Senators Introduce Anti-Aaron's Law To Increase Jail Terms For 'Unauthorized Access' To Computers

from the someone-buy-these-senators-a-clue dept

Yesterday, we wrote about an important new bill, Aaron's Law, from Senators Ron Wyden and Rand Paul and Rep. Zoe Lofgren. It's a fix to many of the problematic aspects of the Computer Fraud and Abuse Act (CFAA). If you're unaware, the CFAA is supposed to be a law to be used against people doing malicious hacking, but the wording is so broad and problematic, it has been used against people for merely violating the terms of service on a website, or someone using a work computer for non-work-related items -- which could lead to excessively long jail terms. The reason Aaron's Law is named that is because of Aaron Swartz, the guy that Federal Prosecutors publicly announced was facing 30 years in jail under the CFAA because he downloaded too many academic journal articles from JSTOR -- despite the fact that he did so on the MIT campus where the campus had a site license that allowed anyone on their network to download all the JSTOR papers.

As we noted in our post, there are still some who are pushing in the other direction -- and they didn't waste much time. The very same day that Aaron's Law was introduced, Senators Mark Kirk and Kirsten Gillibrand introduced a competing law that appears to be a "We Should Have Threatened Aaron With More Years In Jail" Act. Okay, technically it's called the Data Breach Notification and Punishing Cyber Criminals Act -- and as I type this, no one seems willing to release the text. Both Senators have press releases out about the bill, but neither link to it, and Congress's website has a placeholder saying that it hasn't received the actual text yet either. Hopefully that will change soon.*

It's bizarre that they're lumping together data breach notifications and CFAA expansion in a single bill. These are two separate issues. And yet, from the press release quotes and the few small articles about these bills, it appears that everyone's focusing on the data breach notification stuff (which has its own problems) and thus we should be worried that the CFAA expansion could get included as something of a "throw in." The quotes, however, on this part of the bill are ridiculous. Here's Senator Kirk's press release:

This bipartisan legislation increases the maximum allowable fines and imprisonment for many of the most common cyber-crimes, including identity theft and theft of personal information. Current law does not sufficiently punish cyber criminals, and incidences like these recent devastating breaches of confidential information must be punished more aggressively. By modernizing these punishments, as many prosecutors have requested, we will better align punishments to the degree of harm that these crimes may inflict on victims.
And Senator Gillibrand's:
The bill raises the maximum allowable fines and imprisonment for many of the statutes which cyber criminals are charged: identity theft, conspiracy to commit access device fraud, obtaining information from a protected computer without authorization and computer hacking with intent to defraud.
It's the whole "obtaining information from a protected computer without authorization" that is a serious concern here, as that's part of what's been widely abused. Both Kirk and Gillibrand use a lot of populist rhetoric about protecting people from all these scary data breaches out there, but it demonstrates a serious ignorance of how widely the CFAA (with insanely large existing punishments) has been used repeatedly for activities no one legitimately thinks of as malicious hacking. Furthermore, it suggests a pretty serious cluelessness about the incentives and motivations of those who commit many of those breaches. Increasing the number of years they could spend in time from crazily high to insanely high isn't going to change a damn thing. And if these two Senators can't understand that, they shouldn't be touching the CFAA at all.

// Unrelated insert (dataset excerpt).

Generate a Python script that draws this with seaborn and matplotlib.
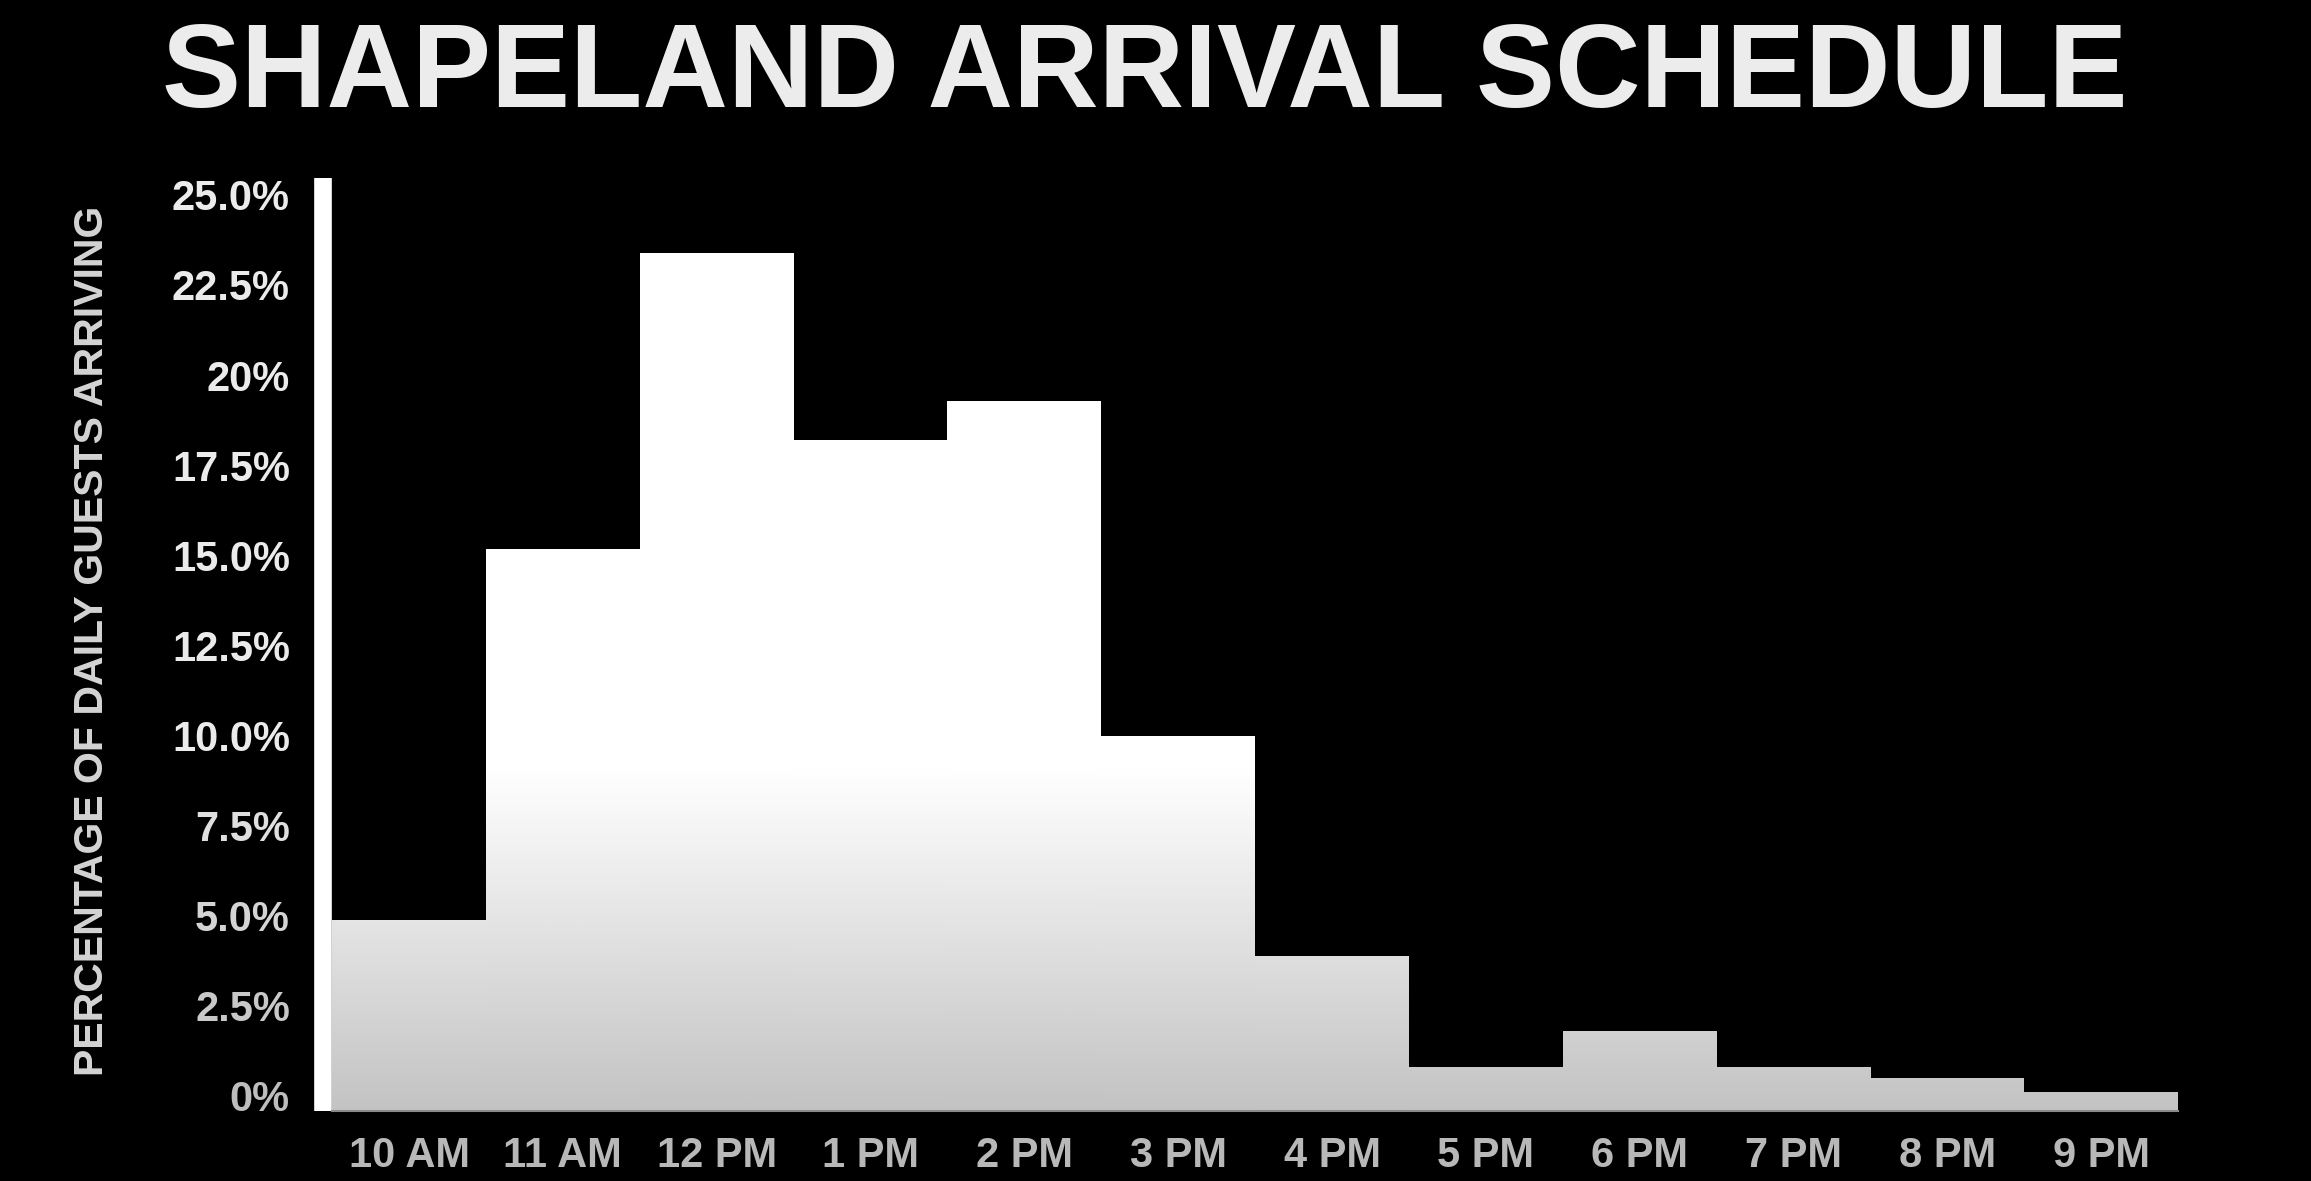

* As an aside, it's plainly ridiculous for anyone to announce a new bill without releasing the actual text. Even more ridiculous: in searching for the text of the actual bill on both Senators websites, I note that the very first item highlighted on Senator Gillibrand's website is "Transparency" where it says "Senator Gillibrand believes that more openness and transparency in government leads to more accountability and better results." Well, you know what might helps with that transparency? If you actually release the text of the bills you're introducing when you introduce them so that people can take a look at them.